=== Information supplied ===

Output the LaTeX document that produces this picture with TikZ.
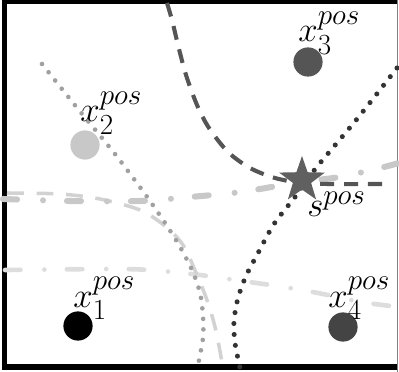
\documentclass[tikz,border=0pt]{standalone}
\usepackage{amsmath}
\usepackage{tikz}
\usetikzlibrary{positioning, shapes.geometric, arrows.meta}

\definecolor{darkpt}{HTML}{444444}
\definecolor{midpt}{HTML}{555555}
\definecolor{lightpt}{HTML}{C8C8C8}
\definecolor{starcol}{HTML}{606060}
\definecolor{dotcol}{HTML}{333333}
\definecolor{grainA}{HTML}{D2D2D2}
\definecolor{grainB}{HTML}{DDDDDD}
\definecolor{hatchcol}{HTML}{A0A0A0}

\begin{document}
\begin{tikzpicture}[x=0.025cm, y=-0.025cm,
    pt/.style = {circle, inner sep=0pt, minimum size=0.73cm},
    lbl/.style = {anchor=base west, inner sep=0pt, font=\fontsize{29}{33}\selectfont},
    hyp/.style = {line cap=round, smooth}]
            \useasboundingbox (0,0) rectangle (399,372);
            % frame
            \draw [line width=3.6pt] (397,1.5) -- (4.5,1.5) -- (4.5,367) -- (397,367);
            \draw [gray, line width=1pt] (397.5,0) -- (397.5,372);
            % grainy branches
            \draw [grainB, line width=3.3pt, line cap=round, dash pattern=on 11pt off 17pt on 0pt off 16pt]
                plot [smooth] coordinates {(5,270) (107,269) (150,270) (200,275) (235,280) (277,286) (318,293) (361,302) (399,307)};
            \draw [grainA, line width=2.5pt, dash pattern=on 12pt off 9pt]
                plot [smooth] coordinates {(7,193) (60,194) (100,199) (140,210) (165,226) (183,245) (197,275) (208,303) (216,331) (223,368)};
            \draw [hatchcol, line width=3.3pt, line cap=round, dash pattern=on 0pt off 7.5pt]
                plot [smooth] coordinates {(42,64) (78,109) (115,154) (150,201) (176,240) (192,270) (200,293) (203,316) (203,338) (198,365)};
            % main branches
            \draw [lightpt, line width=4.3pt, line cap=round, dash pattern=on 10pt off 18.5pt on 0pt off 17pt]
                plot [smooth] coordinates {(3,199) (70,201) (140,201) (190,197) (233,193) (260,189) (300,182) (340,177) (380,168) (399,163)};
            \draw [midpt, line width=2.9pt, dash pattern=on 10pt off 7pt]
                plot [smooth] coordinates {(167,3) (172,20) (178,45) (186,75) (197,105) (209,128) (228,152) (250,168) (275,178) (302,183) (330,184) (385,184)};
            \draw [dotcol, line width=3.6pt, line cap=round, dash pattern=on 0pt off 7.8pt]
                plot [smooth] coordinates {(397,68) (357,119) (316,168) (295,197) (274,224) (257,255) (246,276) (238,298) (234,321) (235,343) (240,368)};
            % points
            \node (x1) [pt, fill=black] at (78,326) {};
            \node (x2) [pt, fill=lightpt] at (85,145) {};
            \node (x3) [pt, fill=midpt] at (308,62) {};
            \node (x4) [pt, fill=darkpt] at (343,327) {};
            \node (s) [star, star points=5, star point ratio=2.5, minimum size=1.2cm, inner sep=0pt, fill=starcol] at (302,180) {};
            % labels
            \node (lx1) [lbl] at (73,307) {$x_1^{pos}$};
            \node (lx2) [lbl] at (80,122) {$x_2^{pos}$};
            \node (lx3) [lbl] at (298,42) {$x_3^{pos}$};
            \node (lx4) [lbl] at (328,307) {$x_4^{pos}$};
            \node (ls) [lbl] at (307,217) {$s^{pos}$};
        \end{tikzpicture}
\end{document}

===

Required task
Copy out each line word for word, please, skipping the images.

Solution to this task
Output the LaTeX document that produces this picture with TikZ.
\documentclass[tikz,border=0pt]{standalone}
\usepackage{amsmath}
\usepackage{tikz}
\usetikzlibrary{positioning, shapes.geometric, arrows.meta}

\definecolor{darkpt}{HTML}{444444}
\definecolor{midpt}{HTML}{555555}
\definecolor{lightpt}{HTML}{C8C8C8}
\definecolor{starcol}{HTML}{606060}
\definecolor{dotcol}{HTML}{333333}
\definecolor{grainA}{HTML}{D2D2D2}
\definecolor{grainB}{HTML}{DDDDDD}
\definecolor{hatchcol}{HTML}{A0A0A0}

\begin{document}
\begin{tikzpicture}[x=0.025cm, y=-0.025cm,
    pt/.style = {circle, inner sep=0pt, minimum size=0.73cm},
    lbl/.style = {anchor=base west, inner sep=0pt, font=\fontsize{29}{33}\selectfont},
    hyp/.style = {line cap=round, smooth}]
            \useasboundingbox (0,0) rectangle (399,372);
            % frame
            \draw [line width=3.6pt] (397,1.5) -- (4.5,1.5) -- (4.5,367) -- (397,367);
            \draw [gray, line width=1pt] (397.5,0) -- (397.5,372);
            % grainy branches
            \draw [grainB, line width=3.3pt, line cap=round, dash pattern=on 11pt off 17pt on 0pt off 16pt]
                plot [smooth] coordinates {(5,270) (107,269) (150,270) (200,275) (235,280) (277,286) (318,293) (361,302) (399,307)};
            \draw [grainA, line width=2.5pt, dash pattern=on 12pt off 9pt]
                plot [smooth] coordinates {(7,193) (60,194) (100,199) (140,210) (165,226) (183,245) (197,275) (208,303) (216,331) (223,368)};
            \draw [hatchcol, line width=3.3pt, line cap=round, dash pattern=on 0pt off 7.5pt]
                plot [smooth] coordinates {(42,64) (78,109) (115,154) (150,201) (176,240) (192,270) (200,293) (203,316) (203,338) (198,365)};
            % main branches
            \draw [lightpt, line width=4.3pt, line cap=round, dash pattern=on 10pt off 18.5pt on 0pt off 17pt]
                plot [smooth] coordinates {(3,199) (70,201) (140,201) (190,197) (233,193) (260,189) (300,182) (340,177) (380,168) (399,163)};
            \draw [midpt, line width=2.9pt, dash pattern=on 10pt off 7pt]
                plot [smooth] coordinates {(167,3) (172,20) (178,45) (186,75) (197,105) (209,128) (228,152) (250,168) (275,178) (302,183) (330,184) (385,184)};
            \draw [dotcol, line width=3.6pt, line cap=round, dash pattern=on 0pt off 7.8pt]
                plot [smooth] coordinates {(397,68) (357,119) (316,168) (295,197) (274,224) (257,255) (246,276) (238,298) (234,321) (235,343) (240,368)};
            % points
            \node (x1) [pt, fill=black] at (78,326) {};
            \node (x2) [pt, fill=lightpt] at (85,145) {};
            \node (x3) [pt, fill=midpt] at (308,62) {};
            \node (x4) [pt, fill=darkpt] at (343,327) {};
            \node (s) [star, star points=5, star point ratio=2.5, minimum size=1.2cm, inner sep=0pt, fill=starcol] at (302,180) {};
            % labels
            \node (lx1) [lbl] at (73,307) {$x_1^{pos}$};
            \node (lx2) [lbl] at (80,122) {$x_2^{pos}$};
            \node (lx3) [lbl] at (298,42) {$x_3^{pos}$};
            \node (lx4) [lbl] at (328,307) {$x_4^{pos}$};
            \node (ls) [lbl] at (307,217) {$s^{pos}$};
        \end{tikzpicture}
\end{document}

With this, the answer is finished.